The World Bank has estimated the West Bank’s GDP could fall by six percent this year, while the International Labour Organization said 32 percent of jobs have already been lost.
The unemployment rate has skyrocketed to 30 percent, up from 14 percent before the war, according to Taher al-Labadi, a researcher at the French Institute for the Near East (Ifpo).
Ballooning losses
Israel has also withdrawn 130,000 work permits from Palestinians in the West Bank, leaving many with no source of income.
The three million Palestinians living in the West Bank, which Israel has occupied since 1967, cannot travel to Israel without a permit.
Bishara Jubran, manager of a household products and cosmetics factory in Ramallah, considers himself lucky because he has been able to keep all 70 of his employees on the books.
But his business has stopped producing soaps made from Dead Sea ingredients which he used to sell to hotels.
As the war rages and visitors stay away, he estimates his losses at $200,000 last year.
He keeps his factory afloat by selling washing powder and other household products on the Palestinian market.

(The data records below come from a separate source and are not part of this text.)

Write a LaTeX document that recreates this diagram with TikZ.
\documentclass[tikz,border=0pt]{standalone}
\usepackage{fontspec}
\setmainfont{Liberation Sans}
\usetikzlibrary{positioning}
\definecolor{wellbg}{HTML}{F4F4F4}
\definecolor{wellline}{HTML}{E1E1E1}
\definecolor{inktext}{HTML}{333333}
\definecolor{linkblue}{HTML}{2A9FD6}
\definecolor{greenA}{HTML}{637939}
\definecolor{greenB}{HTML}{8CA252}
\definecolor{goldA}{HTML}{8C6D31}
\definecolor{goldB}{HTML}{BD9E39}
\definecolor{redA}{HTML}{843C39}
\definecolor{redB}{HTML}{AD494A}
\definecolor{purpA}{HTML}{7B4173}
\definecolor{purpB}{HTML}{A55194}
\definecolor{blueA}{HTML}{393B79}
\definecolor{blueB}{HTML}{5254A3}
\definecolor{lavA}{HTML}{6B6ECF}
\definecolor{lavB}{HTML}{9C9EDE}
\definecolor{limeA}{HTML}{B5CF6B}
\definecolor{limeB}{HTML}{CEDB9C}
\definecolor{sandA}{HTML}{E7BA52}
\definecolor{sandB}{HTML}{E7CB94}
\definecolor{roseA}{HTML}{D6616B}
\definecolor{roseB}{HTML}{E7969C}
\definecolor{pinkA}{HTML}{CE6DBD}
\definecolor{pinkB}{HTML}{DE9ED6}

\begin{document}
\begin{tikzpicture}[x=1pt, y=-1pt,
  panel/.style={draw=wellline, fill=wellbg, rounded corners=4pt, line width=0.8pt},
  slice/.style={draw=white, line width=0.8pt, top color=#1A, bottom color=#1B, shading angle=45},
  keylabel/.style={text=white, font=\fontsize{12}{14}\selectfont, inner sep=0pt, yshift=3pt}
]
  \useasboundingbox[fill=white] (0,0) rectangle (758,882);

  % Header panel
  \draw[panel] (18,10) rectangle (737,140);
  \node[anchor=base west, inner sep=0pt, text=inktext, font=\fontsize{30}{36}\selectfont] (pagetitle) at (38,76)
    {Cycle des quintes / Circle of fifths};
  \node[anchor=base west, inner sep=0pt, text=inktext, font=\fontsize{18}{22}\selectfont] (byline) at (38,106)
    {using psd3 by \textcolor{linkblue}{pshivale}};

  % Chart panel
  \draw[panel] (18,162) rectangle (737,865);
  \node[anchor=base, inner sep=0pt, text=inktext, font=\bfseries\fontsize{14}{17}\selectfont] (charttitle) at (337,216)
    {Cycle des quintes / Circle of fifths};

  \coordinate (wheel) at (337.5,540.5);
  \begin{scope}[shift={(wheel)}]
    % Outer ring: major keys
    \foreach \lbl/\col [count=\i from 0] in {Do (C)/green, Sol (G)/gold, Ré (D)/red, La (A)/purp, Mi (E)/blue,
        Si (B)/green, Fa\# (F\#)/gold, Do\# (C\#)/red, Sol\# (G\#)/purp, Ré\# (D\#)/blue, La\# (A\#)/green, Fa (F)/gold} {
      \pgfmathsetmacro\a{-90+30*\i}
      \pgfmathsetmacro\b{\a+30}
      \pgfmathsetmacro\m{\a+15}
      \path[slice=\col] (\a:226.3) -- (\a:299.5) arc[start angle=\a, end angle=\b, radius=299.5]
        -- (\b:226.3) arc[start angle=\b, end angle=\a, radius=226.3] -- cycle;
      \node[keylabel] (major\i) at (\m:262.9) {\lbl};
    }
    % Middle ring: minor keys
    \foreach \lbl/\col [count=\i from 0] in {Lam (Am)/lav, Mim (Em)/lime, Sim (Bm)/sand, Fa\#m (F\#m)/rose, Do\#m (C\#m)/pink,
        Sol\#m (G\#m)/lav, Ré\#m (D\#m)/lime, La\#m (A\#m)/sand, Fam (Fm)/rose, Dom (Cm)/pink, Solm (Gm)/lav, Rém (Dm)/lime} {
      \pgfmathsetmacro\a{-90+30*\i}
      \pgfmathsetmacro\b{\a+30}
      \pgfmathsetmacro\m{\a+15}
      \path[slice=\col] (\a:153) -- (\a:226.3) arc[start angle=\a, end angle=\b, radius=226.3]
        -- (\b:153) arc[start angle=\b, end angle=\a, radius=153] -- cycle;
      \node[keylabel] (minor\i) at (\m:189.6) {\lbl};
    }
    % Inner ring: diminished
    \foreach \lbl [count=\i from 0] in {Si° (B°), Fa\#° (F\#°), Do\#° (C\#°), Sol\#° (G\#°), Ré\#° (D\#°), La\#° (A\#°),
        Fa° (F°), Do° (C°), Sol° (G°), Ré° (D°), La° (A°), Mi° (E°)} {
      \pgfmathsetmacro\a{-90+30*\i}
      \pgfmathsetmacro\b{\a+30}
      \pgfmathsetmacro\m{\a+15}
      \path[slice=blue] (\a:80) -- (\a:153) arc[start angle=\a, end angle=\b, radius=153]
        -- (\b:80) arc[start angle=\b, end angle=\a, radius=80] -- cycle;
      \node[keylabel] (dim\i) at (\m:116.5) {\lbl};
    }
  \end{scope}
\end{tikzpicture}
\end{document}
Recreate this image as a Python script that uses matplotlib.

But none of his goods are allowed into Gaza, a key market that used to make up 20 percent of his sales.
In the West Bank, transport costs have increased because of a growing number of checkpoints and the sealing off of certain towns by the Israeli army, Bishara says.
“Many times the truck leaves and it takes them like four or five hours to reach… the north in Nablus to find out that he cannot enter the city. So he just comes back,” he says.
Now he makes a delivery every two or three days, down from two a day before the war.
Such factors have led to a contraction of the economy, which is now operating at 50 percent of its capacity, according to Abdo Idris, president of the Palestinian Chamber of Commerce.
Economy ‘asphyxiated’
The Palestinian economy was already “asphyxiated” and highly dependent on Israel before the war, researcher Labadi says.
Under the Oslo Accords of the 1990s, it was agreed that a political status quo would be maintained and Palestinians were promised economic development.
But this status quo was undermined by Israel’s “colonisation of the West Bank”, Labadi says, lamenting that Palestinian economic development “did not take place”.
As a result, in times of crisis, the increasingly fragile Palestinian economy finds itself “deprived of all its resources and with a very limited capacity for resilience”, he says.
Israel controls the borders of the West Bank and collects taxes on Palestinian products, which it must then pass on to the Palestinian Authority.
But since October 7, those taxes have not been paid.
As of December, Israel had not paid two billion shekels in taxes imposed on Palestinian products, according to the Palestinian finance ministry.
The Palestinian Authority has struggled to pay public servants since the taxes were withheld.
Civil servants told AFP their salaries for December have still not been paid.
In October, they received 50 percent of their wages, and 65 percent in November.
“The fear of the unknown is killing us,” Jubran says. “We don’t know if we’ll be able to go to work tomorrow.”